Properly Defining Your Expectations as a Step Parent

By on October 2, 2016

Divorce is a tricky thing to navigate when children are involved; becoming a step parent is even trickier. With the proper care and communication in defining expectations, however, you can make it easier on yourself, your spouse and the children involved. How?

Loop the Kids in on Communication

First thing’s first: you may be new to the picture, so you want to assume that there’s going to be a time period of adjustment. If you feel awkward, think about how the kids might feel… they may feel as odd as you do to have this new person in their lives acting as an authority figure. If it’s appropriate, facilitate communication with them on what they expect from you, and what they don’t (it’s best to let your spouse handle this, or to do it together). This will allow you to understand a little more of what they need in their time of adjustment, and it will show them how you really do treasure their input.

Expectations as a Step Parent

Discuss it Thoroughly with Your Spouse

The conversation with the kids is not the end-all, be-all. Their requests may be completely legitimate in the best case scenario, or they’ll be utterly ridiculous, proving that adjustment isn’t coming easily. No matter the case, the next best step is to discuss it in great detail, over several conversations, with your spouse. Bear in mind this one fact: you’ll never fill the shoes of their original parent (which may be a great thing or a hard thing to swallow). Once both parents are on the same page, informing the kids in an appropriate manner is a great next step. Do this with each child individually to give them a tailored understanding of what it means for them.
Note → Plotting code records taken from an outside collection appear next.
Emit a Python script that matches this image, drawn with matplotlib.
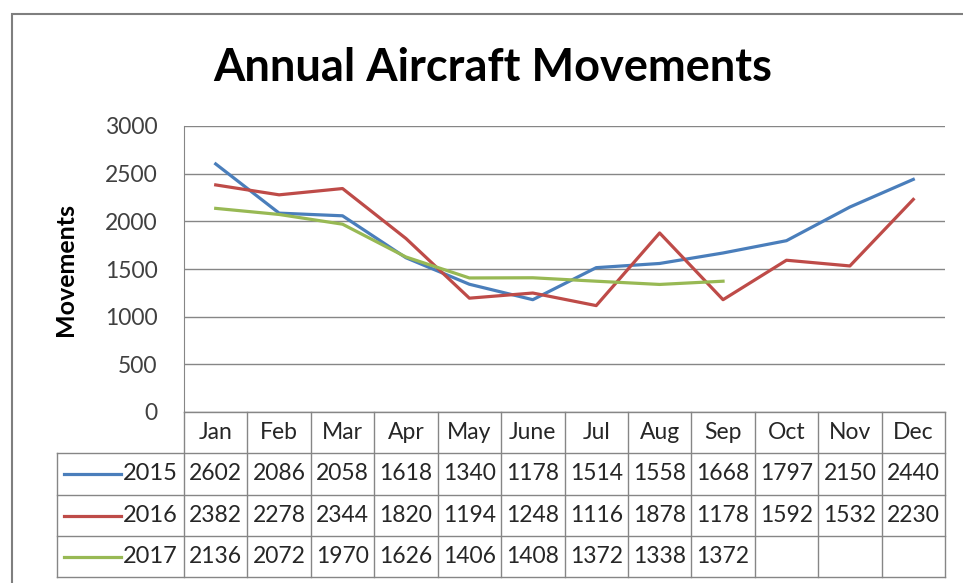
import matplotlib.pyplot as plt
import numpy as np
from matplotlib.lines import Line2D
from matplotlib.patches import Rectangle

plt.rcParams['font.family'] = ['Lato', 'DejaVu Sans']

months = ['Jan', 'Feb', 'Mar', 'Apr', 'May', 'June', 'Jul', 'Aug', 'Sep', 'Oct', 'Nov', 'Dec']
years = ['2015', '2016', '2017']
mov_2015 = [2602, 2086, 2058, 1618, 1340, 1178, 1514, 1558, 1668, 1797, 2150, 2440]
mov_2016 = [2382, 2278, 2344, 1820, 1194, 1248, 1116, 1878, 1178, 1592, 1532, 2230]
mov_2017 = [2136, 2072, 1970, 1626, 1406, 1408, 1372, 1338, 1372]
colors = ['#4a7ebb', '#be4b48', '#98b954']
series = [mov_2015, mov_2016, mov_2017]

W, H = 963, 583
fig = plt.figure(figsize=(W / 100, H / 100), dpi=100)

# plot area in pixels: x 184..945, y 126..412
ax = fig.add_axes([184 / W, 1 - 412 / H, 761 / W, 286 / H])
grid_c = '#868686'

x = np.arange(len(months))
for vals, c in zip(series, colors):
    ax.plot(x[:len(vals)], vals, color=c, lw=2.3, solid_joinstyle='round')

ax.set_xlim(-0.5, 11.5)
ax.set_ylim(0, 3000)
ax.set_yticks(np.arange(0, 3001, 500))
ax.set_xticks([])
ax.yaxis.grid(True, color=grid_c, lw=1)
ax.set_axisbelow(True)
for s in ['top', 'right', 'bottom']:
    ax.spines[s].set_visible(False)
ax.spines['left'].set_color(grid_c)
ax.tick_params(axis='y', length=0, pad=19, labelsize=16.5, labelcolor='#404040')
ax.set_ylabel('Movements', fontsize=18, fontweight='bold', labelpad=20)

# data table under the plot area
tr = ax.get_xaxis_transform()
row_px = [412, 453, 495, 536, 577]
row_y = [(412 - p) / 286 for p in row_px]
kw = dict(transform=tr, clip_on=False)

# horizontal borders
ax.add_line(Line2D([-0.5, 11.5], [row_y[0]] * 2, color=grid_c, lw=1, **kw))
for yy in row_y[1:]:
    ax.add_line(Line2D([-2.5, 11.5], [yy] * 2, color=grid_c, lw=1, **kw))
# vertical borders
for i in range(13):
    ax.add_line(Line2D([i - 0.5] * 2, [row_y[0], row_y[-1]], color=grid_c, lw=1, **kw))
ax.add_line(Line2D([-2.5] * 2, [row_y[1], row_y[-1]], color=grid_c, lw=1, **kw))

tkw = dict(transform=tr, clip_on=False, fontsize=16.5, color='#262626', ha='center', va='center')
for i, m in enumerate(months):
    ax.text(i, (row_y[0] + row_y[1]) / 2, m, **tkw)

for r, (yr, vals, c) in enumerate(zip(years, series, colors)):
    yc = (row_y[r + 1] + row_y[r + 2]) / 2
    ax.add_line(Line2D([-2.39, -1.49], [yc, yc], color=c, lw=2.3, **kw))
    ax.text(-0.6, yc, yr, **{**tkw, 'ha': 'right', 'fontsize': 17})
    for i, v in enumerate(vals):
        ax.text(i, yc, str(v), **tkw)

fig.text(493 / W, 1 - 68 / H, 'Annual Aircraft Movements', fontsize=32.5, fontweight='bold',
         ha='center', va='center', color='black')

# outer chart border
fig.add_artist(Rectangle((12 / W, -0.1), 1.2, 1 - 14 / H + 0.1, transform=fig.transFigure,
                         fill=False, edgecolor='#7f7f7f', lw=1.5))

fig.savefig('out.png', dpi=100)
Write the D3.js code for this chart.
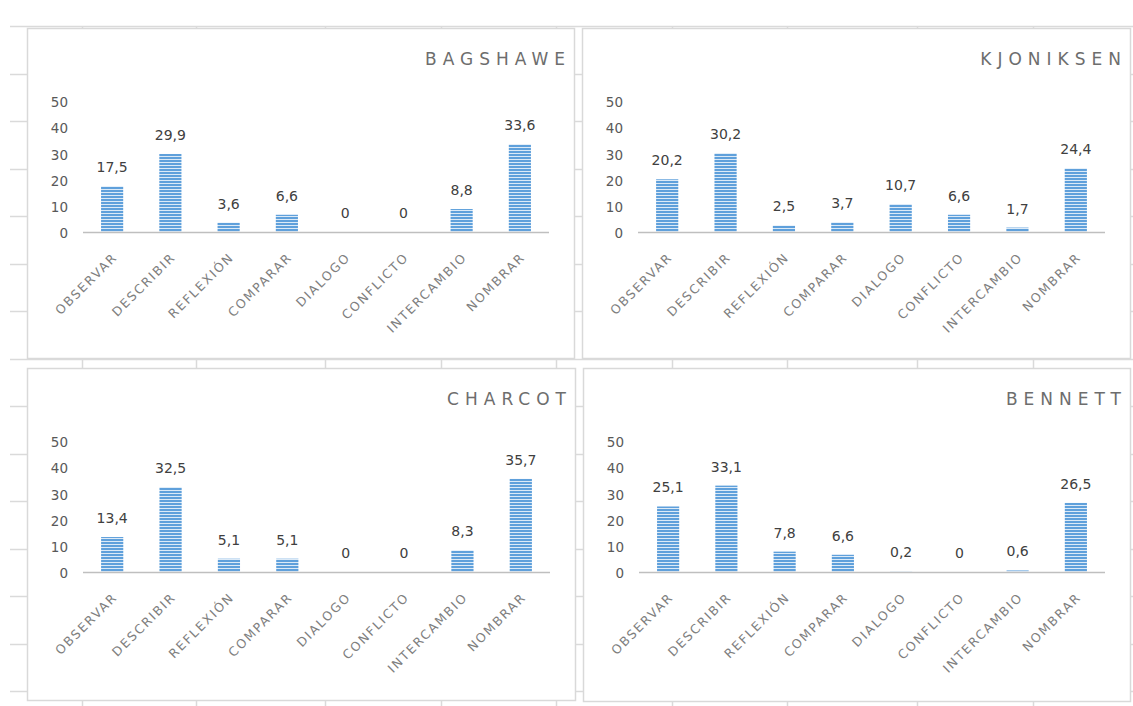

Start Small; Work Up to Complicated Matters

You cannot go into your new role assuming that you know exactly what that looks like; to do so is a grand mistake. You’ll need to flexibly grow into your role, keeping in mind that you’ll be earning trust and favor with the kids as time passes, not as you define. Start with practical things- you’re a new authority figure, you’re there to govern right from wrong in obvious matters. You’re a carpool carrier; a grade receiver; a meal prepper. You’re everything that kids need in a parent, and overtime, an emotional bond will form within those perimeters that’s unique to you. Before you know it, you’ll have the privilege of relaying relationship advice to your step-teen child in a natural way, not in a forced or awkward way.

Be Flexible, and Be Sensitive to Kids’ Needs

No matter what the relationship looks like as time progresses, you’ll always need to be sensitive to the fact that the original parent may always have a place in the child’s life that you don’t. That’s not necessarily a bad thing, it’s just something to keep in mind. This is especially in the case of older kids whose original parents are still very much involved in their lives. Sometimes a girl needs her mom when her heart’s been broken; sometimes a boy wants that father-son time that he was promised. Having a great relationship with your step kids doesn’t mean that the bond with their original parent, your spouse’s ex, should sever. Work with everyone to ensure that the children get the attention that they need from the parent they need it from.

Navigating through the lives of broken families, and placing yourself in a permanent position when the family is healing and starting fresh can be tricky. Be sensitive, communicate well, and take great care, and you’ll get through it successfully.